Each line below should be reproduced without any alteration.

> _Data section_
■ ■ ■

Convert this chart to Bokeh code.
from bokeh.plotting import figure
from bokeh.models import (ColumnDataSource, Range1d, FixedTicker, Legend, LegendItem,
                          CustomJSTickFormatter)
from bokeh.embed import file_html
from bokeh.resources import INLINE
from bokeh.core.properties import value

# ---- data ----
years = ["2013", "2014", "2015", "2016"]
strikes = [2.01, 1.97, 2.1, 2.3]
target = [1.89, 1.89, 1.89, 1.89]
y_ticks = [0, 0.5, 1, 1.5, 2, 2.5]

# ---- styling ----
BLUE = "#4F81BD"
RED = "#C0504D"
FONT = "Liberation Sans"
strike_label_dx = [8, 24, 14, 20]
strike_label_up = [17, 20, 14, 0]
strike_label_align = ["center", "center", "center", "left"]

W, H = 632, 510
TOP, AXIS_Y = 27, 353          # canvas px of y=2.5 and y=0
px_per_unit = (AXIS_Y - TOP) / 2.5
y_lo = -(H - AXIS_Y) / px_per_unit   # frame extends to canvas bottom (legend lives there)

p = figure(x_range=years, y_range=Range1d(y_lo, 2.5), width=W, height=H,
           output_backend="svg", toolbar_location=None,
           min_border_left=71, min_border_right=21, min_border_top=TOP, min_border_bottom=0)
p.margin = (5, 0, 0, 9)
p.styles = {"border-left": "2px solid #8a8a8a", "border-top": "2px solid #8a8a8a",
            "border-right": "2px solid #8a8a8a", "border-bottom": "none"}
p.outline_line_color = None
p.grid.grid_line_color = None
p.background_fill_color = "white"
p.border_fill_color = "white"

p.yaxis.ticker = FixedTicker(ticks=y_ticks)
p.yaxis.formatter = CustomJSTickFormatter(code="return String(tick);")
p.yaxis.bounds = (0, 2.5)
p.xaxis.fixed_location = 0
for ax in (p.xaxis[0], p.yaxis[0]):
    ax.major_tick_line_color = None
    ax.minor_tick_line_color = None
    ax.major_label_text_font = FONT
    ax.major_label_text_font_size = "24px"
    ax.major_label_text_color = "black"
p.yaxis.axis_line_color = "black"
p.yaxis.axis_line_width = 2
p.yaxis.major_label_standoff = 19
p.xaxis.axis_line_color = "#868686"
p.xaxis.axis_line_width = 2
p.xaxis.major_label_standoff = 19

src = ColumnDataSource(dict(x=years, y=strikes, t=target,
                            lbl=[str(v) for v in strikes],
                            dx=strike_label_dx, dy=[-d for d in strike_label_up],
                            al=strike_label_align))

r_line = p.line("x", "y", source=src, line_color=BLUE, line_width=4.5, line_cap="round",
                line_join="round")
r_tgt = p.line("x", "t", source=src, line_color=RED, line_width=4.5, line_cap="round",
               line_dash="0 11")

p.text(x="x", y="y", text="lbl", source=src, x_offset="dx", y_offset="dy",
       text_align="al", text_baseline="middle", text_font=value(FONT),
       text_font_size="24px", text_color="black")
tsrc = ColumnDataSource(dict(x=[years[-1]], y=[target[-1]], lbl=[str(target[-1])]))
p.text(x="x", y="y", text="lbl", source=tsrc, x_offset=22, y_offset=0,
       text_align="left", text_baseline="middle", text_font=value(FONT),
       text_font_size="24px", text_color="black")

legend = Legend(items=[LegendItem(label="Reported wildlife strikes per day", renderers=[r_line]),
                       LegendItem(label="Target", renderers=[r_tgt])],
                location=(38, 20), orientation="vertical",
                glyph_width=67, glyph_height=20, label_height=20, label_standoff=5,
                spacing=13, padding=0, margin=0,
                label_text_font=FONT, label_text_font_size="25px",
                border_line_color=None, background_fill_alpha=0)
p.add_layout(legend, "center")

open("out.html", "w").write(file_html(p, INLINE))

■ ■ ■

> _Correct response_
Convert this chart to Bokeh code.
from bokeh.plotting import figure
from bokeh.models import (ColumnDataSource, Range1d, FixedTicker, Legend, LegendItem,
                          CustomJSTickFormatter)
from bokeh.embed import file_html
from bokeh.resources import INLINE
from bokeh.core.properties import value

# ---- data ----
years = ["2013", "2014", "2015", "2016"]
strikes = [2.01, 1.97, 2.1, 2.3]
target = [1.89, 1.89, 1.89, 1.89]
y_ticks = [0, 0.5, 1, 1.5, 2, 2.5]

# ---- styling ----
BLUE = "#4F81BD"
RED = "#C0504D"
FONT = "Liberation Sans"
strike_label_dx = [8, 24, 14, 20]
strike_label_up = [17, 20, 14, 0]
strike_label_align = ["center", "center", "center", "left"]

W, H = 632, 510
TOP, AXIS_Y = 27, 353          # canvas px of y=2.5 and y=0
px_per_unit = (AXIS_Y - TOP) / 2.5
y_lo = -(H - AXIS_Y) / px_per_unit   # frame extends to canvas bottom (legend lives there)

p = figure(x_range=years, y_range=Range1d(y_lo, 2.5), width=W, height=H,
           output_backend="svg", toolbar_location=None,
           min_border_left=71, min_border_right=21, min_border_top=TOP, min_border_bottom=0)
p.margin = (5, 0, 0, 9)
p.styles = {"border-left": "2px solid #8a8a8a", "border-top": "2px solid #8a8a8a",
            "border-right": "2px solid #8a8a8a", "border-bottom": "none"}
p.outline_line_color = None
p.grid.grid_line_color = None
p.background_fill_color = "white"
p.border_fill_color = "white"

p.yaxis.ticker = FixedTicker(ticks=y_ticks)
p.yaxis.formatter = CustomJSTickFormatter(code="return String(tick);")
p.yaxis.bounds = (0, 2.5)
p.xaxis.fixed_location = 0
for ax in (p.xaxis[0], p.yaxis[0]):
    ax.major_tick_line_color = None
    ax.minor_tick_line_color = None
    ax.major_label_text_font = FONT
    ax.major_label_text_font_size = "24px"
    ax.major_label_text_color = "black"
p.yaxis.axis_line_color = "black"
p.yaxis.axis_line_width = 2
p.yaxis.major_label_standoff = 19
p.xaxis.axis_line_color = "#868686"
p.xaxis.axis_line_width = 2
p.xaxis.major_label_standoff = 19

src = ColumnDataSource(dict(x=years, y=strikes, t=target,
                            lbl=[str(v) for v in strikes],
                            dx=strike_label_dx, dy=[-d for d in strike_label_up],
                            al=strike_label_align))

r_line = p.line("x", "y", source=src, line_color=BLUE, line_width=4.5, line_cap="round",
                line_join="round")
r_tgt = p.line("x", "t", source=src, line_color=RED, line_width=4.5, line_cap="round",
               line_dash="0 11")

p.text(x="x", y="y", text="lbl", source=src, x_offset="dx", y_offset="dy",
       text_align="al", text_baseline="middle", text_font=value(FONT),
       text_font_size="24px", text_color="black")
tsrc = ColumnDataSource(dict(x=[years[-1]], y=[target[-1]], lbl=[str(target[-1])]))
p.text(x="x", y="y", text="lbl", source=tsrc, x_offset=22, y_offset=0,
       text_align="left", text_baseline="middle", text_font=value(FONT),
       text_font_size="24px", text_color="black")

legend = Legend(items=[LegendItem(label="Reported wildlife strikes per day", renderers=[r_line]),
                       LegendItem(label="Target", renderers=[r_tgt])],
                location=(38, 20), orientation="vertical",
                glyph_width=67, glyph_height=20, label_height=20, label_standoff=5,
                spacing=13, padding=0, margin=0,
                label_text_font=FONT, label_text_font_size="25px",
                border_line_color=None, background_fill_alpha=0)
p.add_layout(legend, "center")

open("out.html", "w").write(file_html(p, INLINE))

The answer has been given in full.